== Requirements ==
Without the images, write out the whole listing exactly.
────────
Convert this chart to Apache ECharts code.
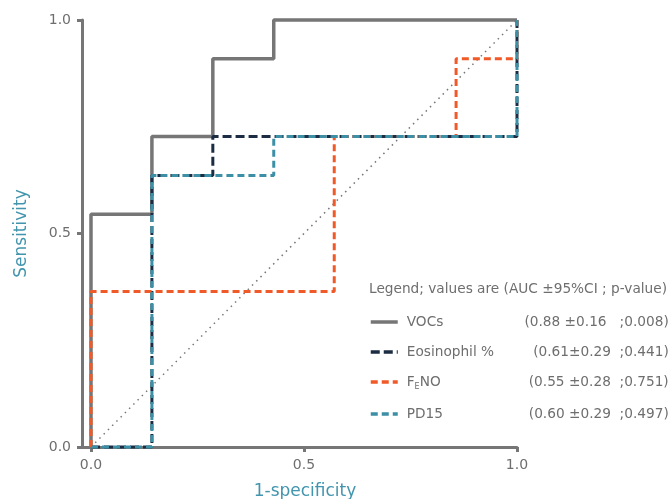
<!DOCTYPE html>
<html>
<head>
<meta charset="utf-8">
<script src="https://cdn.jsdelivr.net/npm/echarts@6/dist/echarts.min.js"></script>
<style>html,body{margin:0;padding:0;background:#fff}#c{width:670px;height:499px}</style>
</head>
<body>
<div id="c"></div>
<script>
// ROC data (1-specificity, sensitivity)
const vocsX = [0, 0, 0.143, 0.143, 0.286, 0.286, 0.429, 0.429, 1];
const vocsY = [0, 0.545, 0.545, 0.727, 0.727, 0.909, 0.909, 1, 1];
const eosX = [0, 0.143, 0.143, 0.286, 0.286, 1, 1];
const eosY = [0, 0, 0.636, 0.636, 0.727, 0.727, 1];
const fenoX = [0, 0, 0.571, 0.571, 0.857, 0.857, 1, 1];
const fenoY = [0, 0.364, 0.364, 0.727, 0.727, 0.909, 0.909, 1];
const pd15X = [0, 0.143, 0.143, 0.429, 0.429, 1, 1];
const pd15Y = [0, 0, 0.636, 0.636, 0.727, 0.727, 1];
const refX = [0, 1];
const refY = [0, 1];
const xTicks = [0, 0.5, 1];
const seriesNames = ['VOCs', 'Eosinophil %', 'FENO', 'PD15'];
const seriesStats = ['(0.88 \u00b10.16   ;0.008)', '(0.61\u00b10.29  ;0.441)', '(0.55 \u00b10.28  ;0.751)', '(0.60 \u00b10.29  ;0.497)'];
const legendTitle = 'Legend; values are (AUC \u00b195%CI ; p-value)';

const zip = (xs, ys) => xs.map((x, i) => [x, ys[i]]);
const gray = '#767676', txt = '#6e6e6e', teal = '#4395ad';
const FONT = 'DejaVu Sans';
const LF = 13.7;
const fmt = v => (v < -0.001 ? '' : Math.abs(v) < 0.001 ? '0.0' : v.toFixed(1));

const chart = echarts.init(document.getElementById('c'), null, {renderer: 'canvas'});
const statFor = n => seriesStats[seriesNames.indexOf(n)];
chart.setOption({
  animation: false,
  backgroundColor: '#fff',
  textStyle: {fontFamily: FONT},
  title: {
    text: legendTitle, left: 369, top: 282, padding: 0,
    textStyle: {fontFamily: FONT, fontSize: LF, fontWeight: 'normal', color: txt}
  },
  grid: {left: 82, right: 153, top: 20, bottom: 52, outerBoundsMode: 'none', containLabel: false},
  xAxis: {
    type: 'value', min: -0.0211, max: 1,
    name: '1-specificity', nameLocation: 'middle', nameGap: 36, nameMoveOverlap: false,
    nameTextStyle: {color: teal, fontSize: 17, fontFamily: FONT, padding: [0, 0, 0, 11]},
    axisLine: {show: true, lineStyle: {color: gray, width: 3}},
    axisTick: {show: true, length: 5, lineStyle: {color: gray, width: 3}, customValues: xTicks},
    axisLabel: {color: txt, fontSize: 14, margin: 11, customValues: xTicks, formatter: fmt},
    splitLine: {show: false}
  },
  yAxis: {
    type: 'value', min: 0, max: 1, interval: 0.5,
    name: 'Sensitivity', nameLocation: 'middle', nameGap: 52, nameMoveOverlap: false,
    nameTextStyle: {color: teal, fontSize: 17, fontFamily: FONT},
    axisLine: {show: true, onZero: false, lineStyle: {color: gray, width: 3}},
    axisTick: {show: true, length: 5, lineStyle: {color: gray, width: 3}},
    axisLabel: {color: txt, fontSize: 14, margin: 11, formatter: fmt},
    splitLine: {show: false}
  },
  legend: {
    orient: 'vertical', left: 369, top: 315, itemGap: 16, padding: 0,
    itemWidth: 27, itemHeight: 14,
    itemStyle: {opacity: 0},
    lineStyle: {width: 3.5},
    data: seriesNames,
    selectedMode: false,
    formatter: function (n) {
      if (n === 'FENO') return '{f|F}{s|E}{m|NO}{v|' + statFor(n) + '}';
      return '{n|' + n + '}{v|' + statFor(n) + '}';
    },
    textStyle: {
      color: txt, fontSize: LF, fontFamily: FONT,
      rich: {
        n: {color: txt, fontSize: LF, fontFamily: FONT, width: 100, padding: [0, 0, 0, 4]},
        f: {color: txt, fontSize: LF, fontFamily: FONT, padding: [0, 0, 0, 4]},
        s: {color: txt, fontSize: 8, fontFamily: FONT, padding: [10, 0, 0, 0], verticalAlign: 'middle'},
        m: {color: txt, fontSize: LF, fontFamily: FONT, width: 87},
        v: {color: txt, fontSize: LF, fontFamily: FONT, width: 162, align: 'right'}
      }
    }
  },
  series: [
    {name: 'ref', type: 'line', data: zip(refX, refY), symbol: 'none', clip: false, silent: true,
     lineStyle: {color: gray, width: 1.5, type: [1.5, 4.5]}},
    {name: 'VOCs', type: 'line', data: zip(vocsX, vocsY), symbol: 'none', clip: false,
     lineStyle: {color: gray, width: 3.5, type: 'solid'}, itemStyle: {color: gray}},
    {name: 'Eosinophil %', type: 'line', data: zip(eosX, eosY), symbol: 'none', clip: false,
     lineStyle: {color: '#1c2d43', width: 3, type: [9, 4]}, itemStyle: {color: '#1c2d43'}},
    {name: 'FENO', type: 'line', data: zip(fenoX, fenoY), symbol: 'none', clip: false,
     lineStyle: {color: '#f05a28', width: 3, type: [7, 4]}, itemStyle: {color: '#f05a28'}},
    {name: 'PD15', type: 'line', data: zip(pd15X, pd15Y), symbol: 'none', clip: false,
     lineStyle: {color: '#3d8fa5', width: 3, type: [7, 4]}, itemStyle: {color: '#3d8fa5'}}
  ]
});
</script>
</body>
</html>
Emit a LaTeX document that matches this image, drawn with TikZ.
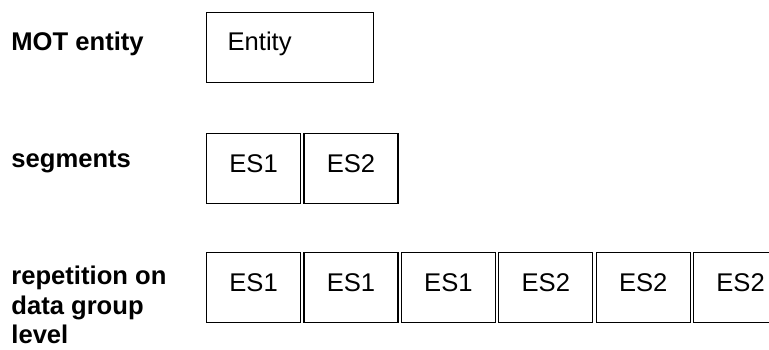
────────
== Result below ==
Convert this chart to Apache ECharts code.
<!DOCTYPE html>
<html>
<head>
<meta charset="utf-8">
<script src="https://cdn.jsdelivr.net/npm/echarts@6/dist/echarts.min.js"></script>
<style>html,body{margin:0;padding:0;background:#fff}#c{width:670px;height:499px}</style>
</head>
<body>
<div id="c"></div>
<script>
// ROC data (1-specificity, sensitivity)
const vocsX = [0, 0, 0.143, 0.143, 0.286, 0.286, 0.429, 0.429, 1];
const vocsY = [0, 0.545, 0.545, 0.727, 0.727, 0.909, 0.909, 1, 1];
const eosX = [0, 0.143, 0.143, 0.286, 0.286, 1, 1];
const eosY = [0, 0, 0.636, 0.636, 0.727, 0.727, 1];
const fenoX = [0, 0, 0.571, 0.571, 0.857, 0.857, 1, 1];
const fenoY = [0, 0.364, 0.364, 0.727, 0.727, 0.909, 0.909, 1];
const pd15X = [0, 0.143, 0.143, 0.429, 0.429, 1, 1];
const pd15Y = [0, 0, 0.636, 0.636, 0.727, 0.727, 1];
const refX = [0, 1];
const refY = [0, 1];
const xTicks = [0, 0.5, 1];
const seriesNames = ['VOCs', 'Eosinophil %', 'FENO', 'PD15'];
const seriesStats = ['(0.88 \u00b10.16   ;0.008)', '(0.61\u00b10.29  ;0.441)', '(0.55 \u00b10.28  ;0.751)', '(0.60 \u00b10.29  ;0.497)'];
const legendTitle = 'Legend; values are (AUC \u00b195%CI ; p-value)';

const zip = (xs, ys) => xs.map((x, i) => [x, ys[i]]);
const gray = '#767676', txt = '#6e6e6e', teal = '#4395ad';
const FONT = 'DejaVu Sans';
const LF = 13.7;
const fmt = v => (v < -0.001 ? '' : Math.abs(v) < 0.001 ? '0.0' : v.toFixed(1));

const chart = echarts.init(document.getElementById('c'), null, {renderer: 'canvas'});
const statFor = n => seriesStats[seriesNames.indexOf(n)];
chart.setOption({
  animation: false,
  backgroundColor: '#fff',
  textStyle: {fontFamily: FONT},
  title: {
    text: legendTitle, left: 369, top: 282, padding: 0,
    textStyle: {fontFamily: FONT, fontSize: LF, fontWeight: 'normal', color: txt}
  },
  grid: {left: 82, right: 153, top: 20, bottom: 52, outerBoundsMode: 'none', containLabel: false},
  xAxis: {
    type: 'value', min: -0.0211, max: 1,
    name: '1-specificity', nameLocation: 'middle', nameGap: 36, nameMoveOverlap: false,
    nameTextStyle: {color: teal, fontSize: 17, fontFamily: FONT, padding: [0, 0, 0, 11]},
    axisLine: {show: true, lineStyle: {color: gray, width: 3}},
    axisTick: {show: true, length: 5, lineStyle: {color: gray, width: 3}, customValues: xTicks},
    axisLabel: {color: txt, fontSize: 14, margin: 11, customValues: xTicks, formatter: fmt},
    splitLine: {show: false}
  },
  yAxis: {
    type: 'value', min: 0, max: 1, interval: 0.5,
    name: 'Sensitivity', nameLocation: 'middle', nameGap: 52, nameMoveOverlap: false,
    nameTextStyle: {color: teal, fontSize: 17, fontFamily: FONT},
    axisLine: {show: true, onZero: false, lineStyle: {color: gray, width: 3}},
    axisTick: {show: true, length: 5, lineStyle: {color: gray, width: 3}},
    axisLabel: {color: txt, fontSize: 14, margin: 11, formatter: fmt},
    splitLine: {show: false}
  },
  legend: {
    orient: 'vertical', left: 369, top: 315, itemGap: 16, padding: 0,
    itemWidth: 27, itemHeight: 14,
    itemStyle: {opacity: 0},
    lineStyle: {width: 3.5},
    data: seriesNames,
    selectedMode: false,
    formatter: function (n) {
      if (n === 'FENO') return '{f|F}{s|E}{m|NO}{v|' + statFor(n) + '}';
      return '{n|' + n + '}{v|' + statFor(n) + '}';
    },
    textStyle: {
      color: txt, fontSize: LF, fontFamily: FONT,
      rich: {
        n: {color: txt, fontSize: LF, fontFamily: FONT, width: 100, padding: [0, 0, 0, 4]},
        f: {color: txt, fontSize: LF, fontFamily: FONT, padding: [0, 0, 0, 4]},
        s: {color: txt, fontSize: 8, fontFamily: FONT, padding: [10, 0, 0, 0], verticalAlign: 'middle'},
        m: {color: txt, fontSize: LF, fontFamily: FONT, width: 87},
        v: {color: txt, fontSize: LF, fontFamily: FONT, width: 162, align: 'right'}
      }
    }
  },
  series: [
    {name: 'ref', type: 'line', data: zip(refX, refY), symbol: 'none', clip: false, silent: true,
     lineStyle: {color: gray, width: 1.5, type: [1.5, 4.5]}},
    {name: 'VOCs', type: 'line', data: zip(vocsX, vocsY), symbol: 'none', clip: false,
     lineStyle: {color: gray, width: 3.5, type: 'solid'}, itemStyle: {color: gray}},
    {name: 'Eosinophil %', type: 'line', data: zip(eosX, eosY), symbol: 'none', clip: false,
     lineStyle: {color: '#1c2d43', width: 3, type: [9, 4]}, itemStyle: {color: '#1c2d43'}},
    {name: 'FENO', type: 'line', data: zip(fenoX, fenoY), symbol: 'none', clip: false,
     lineStyle: {color: '#f05a28', width: 3, type: [7, 4]}, itemStyle: {color: '#f05a28'}},
    {name: 'PD15', type: 'line', data: zip(pd15X, pd15Y), symbol: 'none', clip: false,
     lineStyle: {color: '#3d8fa5', width: 3, type: [7, 4]}, itemStyle: {color: '#3d8fa5'}}
  ]
});
</script>
</body>
</html>
Emit a LaTeX document that matches this image, drawn with TikZ.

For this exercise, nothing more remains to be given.